Now, when you dissolve potassium chloride crystals in water, the same thing happens. The potassium and chloride would dissolve. Chloride is happy in water, and the positive potassium, much like sodium, is dissolved in water, with the oxygens pointed to the potassium. What this means is that these positive ions are happy in water.
To go into a channel, they have to come out of the water, and come into a little part that we call the selectivity filter. The potassium channel is such that it has oxygens, the same kind of atom as in the water, but they are part of the protein itself. And these oxygens are held, so that when the potassium comes in, instead of being close to the oxygens of water, it's close to the oxygens of the protein. Now, sodium can do that, too. But what the potassium channel does, it makes a hole that's a little bit bigger. It's a good size for potassium, and it's a little too big for sodium.
When we consider selectivity, let's think about sodium. Sodium can be in water, or it could be in the potassium channel. And where it's going to be depends on where it's energetically most stable. Now, in water, the oxygens from the water get very close to the sodium ion, but in the potassium channel, because the little hole that the channel provides is a little too large for sodium, the sodium would rather be in the water. And so what happens is it partitions or it stays in the water. The potassium, on the other hand, seems to be equally happy in the potassium channel and in the water, because the hole made by the channel is just the right size for potassium. And you have to understand, it's an energetic balance between "does the ion want to be out in the water?" or "does it want to be in the channel?" And to the best we can understand, this structure, of course, allows us to make this as a hypothesis. What it appears to us is that the sodium ion would rather be in the water than in the channel due to the hole size, whereas the potassium ion is equally happy in the channel and in the water, and thus you have a potassium channel.

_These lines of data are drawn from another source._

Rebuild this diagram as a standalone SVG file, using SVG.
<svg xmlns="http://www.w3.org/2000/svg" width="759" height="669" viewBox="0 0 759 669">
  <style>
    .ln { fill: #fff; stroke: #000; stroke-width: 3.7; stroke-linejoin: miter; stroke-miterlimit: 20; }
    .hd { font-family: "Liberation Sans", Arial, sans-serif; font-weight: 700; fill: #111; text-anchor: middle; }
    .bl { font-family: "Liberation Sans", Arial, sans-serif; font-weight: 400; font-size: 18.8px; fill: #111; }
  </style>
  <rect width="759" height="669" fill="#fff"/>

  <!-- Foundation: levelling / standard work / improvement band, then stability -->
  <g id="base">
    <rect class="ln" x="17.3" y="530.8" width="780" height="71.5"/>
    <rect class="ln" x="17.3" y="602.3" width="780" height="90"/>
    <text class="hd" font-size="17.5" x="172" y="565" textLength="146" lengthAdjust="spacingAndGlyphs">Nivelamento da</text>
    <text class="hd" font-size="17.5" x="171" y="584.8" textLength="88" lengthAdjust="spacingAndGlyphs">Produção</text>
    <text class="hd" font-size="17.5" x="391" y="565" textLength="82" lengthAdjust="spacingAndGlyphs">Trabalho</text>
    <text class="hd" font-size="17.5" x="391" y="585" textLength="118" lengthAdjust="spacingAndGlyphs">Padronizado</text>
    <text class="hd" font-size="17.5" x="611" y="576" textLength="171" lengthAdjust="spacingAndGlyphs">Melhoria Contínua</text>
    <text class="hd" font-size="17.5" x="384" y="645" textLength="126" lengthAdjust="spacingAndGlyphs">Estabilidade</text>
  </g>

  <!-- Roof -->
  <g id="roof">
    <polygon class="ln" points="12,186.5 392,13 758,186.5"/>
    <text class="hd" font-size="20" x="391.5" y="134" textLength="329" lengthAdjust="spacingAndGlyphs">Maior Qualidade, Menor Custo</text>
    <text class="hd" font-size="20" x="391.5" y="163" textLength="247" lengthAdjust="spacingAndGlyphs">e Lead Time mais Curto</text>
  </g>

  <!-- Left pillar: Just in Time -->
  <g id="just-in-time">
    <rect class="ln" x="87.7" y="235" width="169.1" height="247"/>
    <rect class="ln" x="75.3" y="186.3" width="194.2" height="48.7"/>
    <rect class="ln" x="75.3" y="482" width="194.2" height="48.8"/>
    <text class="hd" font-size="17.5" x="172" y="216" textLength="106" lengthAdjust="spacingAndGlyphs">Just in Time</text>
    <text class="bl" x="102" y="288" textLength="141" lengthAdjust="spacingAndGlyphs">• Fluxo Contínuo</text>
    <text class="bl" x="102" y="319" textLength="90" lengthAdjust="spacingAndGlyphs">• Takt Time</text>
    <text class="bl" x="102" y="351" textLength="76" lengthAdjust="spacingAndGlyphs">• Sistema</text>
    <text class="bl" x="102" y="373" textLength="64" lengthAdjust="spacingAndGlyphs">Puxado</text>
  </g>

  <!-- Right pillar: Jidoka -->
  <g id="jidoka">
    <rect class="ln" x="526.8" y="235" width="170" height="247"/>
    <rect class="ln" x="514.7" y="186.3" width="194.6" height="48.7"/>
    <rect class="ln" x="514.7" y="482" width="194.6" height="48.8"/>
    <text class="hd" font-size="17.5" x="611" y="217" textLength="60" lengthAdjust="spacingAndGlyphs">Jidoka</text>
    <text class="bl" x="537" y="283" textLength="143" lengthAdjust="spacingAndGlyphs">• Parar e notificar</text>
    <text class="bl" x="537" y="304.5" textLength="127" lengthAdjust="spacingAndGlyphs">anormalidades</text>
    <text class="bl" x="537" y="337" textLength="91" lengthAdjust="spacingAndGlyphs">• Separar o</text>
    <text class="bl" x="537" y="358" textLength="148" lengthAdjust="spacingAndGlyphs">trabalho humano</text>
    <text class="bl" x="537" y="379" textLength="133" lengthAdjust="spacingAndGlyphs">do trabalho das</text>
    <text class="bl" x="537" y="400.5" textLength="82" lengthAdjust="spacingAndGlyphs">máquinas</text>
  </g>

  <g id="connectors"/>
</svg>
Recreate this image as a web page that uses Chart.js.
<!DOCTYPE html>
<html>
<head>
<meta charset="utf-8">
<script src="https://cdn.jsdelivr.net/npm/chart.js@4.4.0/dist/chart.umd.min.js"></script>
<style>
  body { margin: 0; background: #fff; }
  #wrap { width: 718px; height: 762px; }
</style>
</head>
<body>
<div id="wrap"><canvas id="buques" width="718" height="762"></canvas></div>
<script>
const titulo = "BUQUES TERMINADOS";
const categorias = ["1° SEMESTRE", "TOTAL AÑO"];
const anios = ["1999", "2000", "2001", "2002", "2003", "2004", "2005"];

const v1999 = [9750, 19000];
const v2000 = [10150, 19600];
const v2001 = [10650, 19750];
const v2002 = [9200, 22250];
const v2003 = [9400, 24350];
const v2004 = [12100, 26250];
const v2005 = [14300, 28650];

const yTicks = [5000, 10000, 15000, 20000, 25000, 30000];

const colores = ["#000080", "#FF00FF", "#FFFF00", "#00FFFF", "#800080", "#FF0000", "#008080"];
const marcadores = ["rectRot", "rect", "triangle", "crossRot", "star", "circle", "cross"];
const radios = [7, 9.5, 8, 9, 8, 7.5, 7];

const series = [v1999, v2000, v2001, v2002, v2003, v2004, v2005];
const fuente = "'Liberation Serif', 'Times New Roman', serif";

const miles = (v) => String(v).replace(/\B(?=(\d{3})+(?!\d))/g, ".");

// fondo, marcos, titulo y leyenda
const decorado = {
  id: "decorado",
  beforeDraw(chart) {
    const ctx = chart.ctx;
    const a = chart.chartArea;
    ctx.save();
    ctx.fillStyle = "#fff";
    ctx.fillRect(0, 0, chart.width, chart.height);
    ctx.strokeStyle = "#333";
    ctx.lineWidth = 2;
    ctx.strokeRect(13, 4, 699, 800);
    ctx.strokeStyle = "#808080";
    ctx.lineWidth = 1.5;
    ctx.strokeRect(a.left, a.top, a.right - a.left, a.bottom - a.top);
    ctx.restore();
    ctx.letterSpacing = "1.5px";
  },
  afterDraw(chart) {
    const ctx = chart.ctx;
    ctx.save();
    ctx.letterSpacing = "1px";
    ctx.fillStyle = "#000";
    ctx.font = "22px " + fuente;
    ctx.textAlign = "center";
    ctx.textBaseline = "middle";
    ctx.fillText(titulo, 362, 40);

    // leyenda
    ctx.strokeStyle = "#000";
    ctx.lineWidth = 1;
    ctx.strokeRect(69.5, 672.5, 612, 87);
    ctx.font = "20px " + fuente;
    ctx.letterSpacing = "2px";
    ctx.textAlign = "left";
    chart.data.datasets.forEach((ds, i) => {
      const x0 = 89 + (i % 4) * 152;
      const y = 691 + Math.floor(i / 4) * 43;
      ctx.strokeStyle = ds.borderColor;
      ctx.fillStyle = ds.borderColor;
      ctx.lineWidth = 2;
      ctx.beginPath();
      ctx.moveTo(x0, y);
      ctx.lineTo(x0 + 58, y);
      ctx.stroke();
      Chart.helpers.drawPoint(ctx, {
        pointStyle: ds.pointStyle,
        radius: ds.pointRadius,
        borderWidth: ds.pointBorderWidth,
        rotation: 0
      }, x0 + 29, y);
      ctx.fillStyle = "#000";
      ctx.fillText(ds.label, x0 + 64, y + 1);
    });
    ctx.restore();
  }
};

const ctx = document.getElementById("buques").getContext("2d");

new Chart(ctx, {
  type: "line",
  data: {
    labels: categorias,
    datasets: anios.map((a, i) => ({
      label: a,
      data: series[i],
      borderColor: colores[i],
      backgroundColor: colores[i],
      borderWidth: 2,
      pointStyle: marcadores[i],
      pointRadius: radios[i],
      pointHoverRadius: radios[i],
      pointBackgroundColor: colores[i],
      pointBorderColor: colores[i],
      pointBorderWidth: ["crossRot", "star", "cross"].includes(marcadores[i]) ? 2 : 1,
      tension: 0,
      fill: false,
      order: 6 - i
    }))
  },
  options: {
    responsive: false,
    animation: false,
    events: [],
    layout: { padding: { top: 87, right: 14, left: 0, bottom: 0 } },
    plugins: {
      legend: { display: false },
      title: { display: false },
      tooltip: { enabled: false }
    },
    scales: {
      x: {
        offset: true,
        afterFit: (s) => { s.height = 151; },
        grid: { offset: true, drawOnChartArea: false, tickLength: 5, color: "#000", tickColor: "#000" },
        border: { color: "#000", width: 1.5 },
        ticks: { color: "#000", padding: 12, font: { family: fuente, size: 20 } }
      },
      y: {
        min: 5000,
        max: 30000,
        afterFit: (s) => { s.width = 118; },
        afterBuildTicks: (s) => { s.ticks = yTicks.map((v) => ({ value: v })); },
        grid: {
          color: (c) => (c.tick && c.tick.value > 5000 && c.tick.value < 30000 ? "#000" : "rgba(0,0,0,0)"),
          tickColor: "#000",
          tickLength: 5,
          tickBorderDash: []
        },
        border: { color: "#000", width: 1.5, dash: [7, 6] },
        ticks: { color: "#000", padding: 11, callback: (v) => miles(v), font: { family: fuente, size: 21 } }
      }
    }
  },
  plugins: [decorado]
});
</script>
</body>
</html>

SA: When you determined the structure of the potassium channel two years ago, was there anything completely unpredicted by previous mutagenesis studies or other studies?
Yes, there were many features that were really not predicted. People certainly had an idea that there would be a protein with a hole down in the middle, and in fact the idea that there would be probably oxygen atoms available to surround a potassium ion in the selectivity filter. And we even knew which amino acids would make the selectivity filter; we knew that from our own mutagenesis work in this lab. So we knew which amino acids would do it, but we did not know what kind of structure they would take. In order to understand that, we really had to see it, because there are so many ways you could arrange a given set of amino acids.
Then there was a feature of the channel that was altogether unpredicted. We never would have been able to predict it without seeing it. And that was this very strange arrangement of the helical segments of the channel. Proteins are made of some basic structural elements, alpha-helices and beta-sheets, and these elements were described a long, long time ago. It turns out the potassium channel is mostly alpha-helices, and it has a certain set of alpha-helices that are arranged in a very interesting way. The alpha-helix has polarity in that it has two ends; it is not the same going forward and backward. One of the differences in the ends is the amount of charge. One end that we call the amino terminus, the N-terminus of the helix, tends to be plus-charged--here again we are talking about charges--and the C-terminal end of the helix tends to be negatively charged. The channel's architecture is such that it points four helices, the negative ends of the helices, straight at the middle of the membrane.